Personal information
- Born: 11 March 1925 San Fernando, Trinidad and Tobago
- Died: 24 March 2014 (aged 89) San Fernando, Trinidad and Tobago

Medal record
Men's Weightlifting
Representing Trinidad and Tobago
Olympic Games
| Silver medal – second place | 1948 London | Featherweight |
| Bronze medal – third place | 1952 Helsinki | Featherweight |
Pan American Games
| Gold medal – first place | 1951 Buenos Aires | Featherweight |
Commonwealth Games
| Gold medal – first place | 1954 Vancouver | Featherweight |
| Bronze medal – third place | 1958 Cardiff | Featherweight |

= Rodney Wilkes =

Trinidad and Tobago weightlifter

Rodney Adolphus Wilkes (11 March 1925 – 24 March 2014) was a weightlifter from Trinidad and Tobago. Nicknamed "The Mighty Midget", he remained relatively unknown outside of local competition until he won the gold medal at the 1946 Central American and Caribbean Games in Barranquilla, Colombia. His performance included record lifts of 205 lb in the press, 210 lb in the snatch and 275 lb in the clean and jerk.

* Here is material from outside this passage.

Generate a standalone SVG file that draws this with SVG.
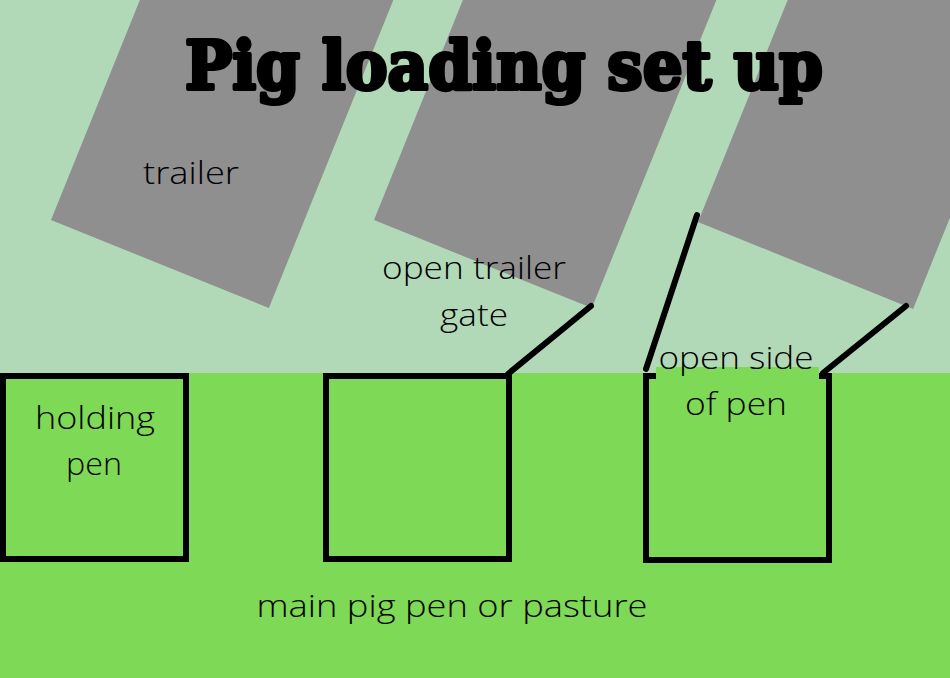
<svg xmlns="http://www.w3.org/2000/svg" width="950" height="678" viewBox="0 0 950 678">
<style>
.trailer{fill:#8f8f8f}
.pen{fill:none;stroke:#000;stroke-width:6}
.gate{fill:none;stroke:#000;stroke-width:6;stroke-linecap:round}
.lbl{font-family:"Open Sans",Lato,sans-serif;font-weight:350;font-size:31px;fill:#000;text-anchor:middle}
.title{font-family:"DejaVu Serif","Liberation Serif",serif;font-weight:bold;font-size:68px;fill:#000;stroke:#000;stroke-width:4;stroke-linejoin:round}
</style>
<rect id="sky" x="0" y="0" width="950" height="373" fill="#b1d9b7"/>
<rect id="ground" x="0" y="373" width="950" height="305" fill="#7ed957"/>
<g id="trailer1"><rect class="trailer" x="0" y="-600" width="235" height="600" transform="translate(51,220) rotate(22)"/></g>
<g id="trailer2"><rect class="trailer" x="0" y="-600" width="235" height="600" transform="translate(374,220) rotate(22)"/></g>
<g id="trailer3"><rect class="trailer" x="0" y="-600" width="232" height="600" transform="translate(698,222) rotate(22)"/></g>
<g id="title"><text class="title" x="185" y="89" textLength="638" lengthAdjust="spacingAndGlyphs">Pig loading set up</text></g>
<g id="holding-pen"><rect class="pen" x="3" y="376" width="183" height="183"/></g>
<g id="pen2"><rect class="pen" x="326" y="376" width="183" height="183"/></g>
<g id="pen3"><rect class="pen" x="646" y="376" width="183" height="184"/><rect x="656" y="367" width="163" height="30" fill="#7ed957"/></g>
<g id="connectors">
<line class="gate" x1="508" y1="374" x2="591" y2="306"/>
<line class="gate" x1="646" y1="369" x2="697" y2="215"/>
<line class="gate" x1="823" y1="373" x2="906" y2="306"/>
</g>
<g id="labels">
<text class="lbl" x="191" y="184" textLength="96" lengthAdjust="spacingAndGlyphs">trailer</text>
<text class="lbl" x="474" y="279" textLength="184" lengthAdjust="spacingAndGlyphs">open trailer</text>
<text class="lbl" x="474" y="326" textLength="68" lengthAdjust="spacingAndGlyphs">gate</text>
<text class="lbl" x="95" y="429" textLength="120" lengthAdjust="spacingAndGlyphs">holding</text>
<text class="lbl" x="94" y="475" textLength="56" lengthAdjust="spacingAndGlyphs">pen</text>
<text class="lbl" x="736" y="369" textLength="155" lengthAdjust="spacingAndGlyphs">open side</text>
<text class="lbl" x="736" y="415" textLength="102" lengthAdjust="spacingAndGlyphs">of pen</text>
<text class="lbl" x="452" y="617" textLength="391" lengthAdjust="spacingAndGlyphs">main pig pen or pasture</text>
</g>
</svg>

He was selected to represent his country at the 1948 Olympics in London where he competed in the featherweight division. At those Games he became the first athlete from Trinidad and Tobago to win an Olympic medal by taking the silver, behind Egyptian Mahmoud Fayad. Wilkes lifted a combined 317.5 kg but Fayad set a new Olympic and World record of 332.5 kg.

In 1951 Wilkes won the featherweight gold medal at the first Pan American Games in Buenos Aires. The next year he was again selected for the Olympics in Helsinki. On this occasion he won the bronze medal behind Rafael Chimishkyan and Nikolai Saksonov, both of the Soviet Union. After a brief period of retirement in 1953 Wilkes returned to competition and won gold at the 1954 British Empire and Commonwealth Games in Vancouver; four years later he won bronze at Games in Cardiff.

Wilkes final Olympic appearance came at the 1956 Melbourne Games. He finished in fourth position with a combined lift of 330 kg, missing out on a medal by one place and 5 kg. He continued competing until 1960 but retired for good when he failed to make the West Indies team for the Olympics in Rome. Following his retirement he became an electrician in his home city of San Fernando, Trinidad and Tobago. Wilkes died of prostate cancer at a San Fernando hospital in 2014, aged 89.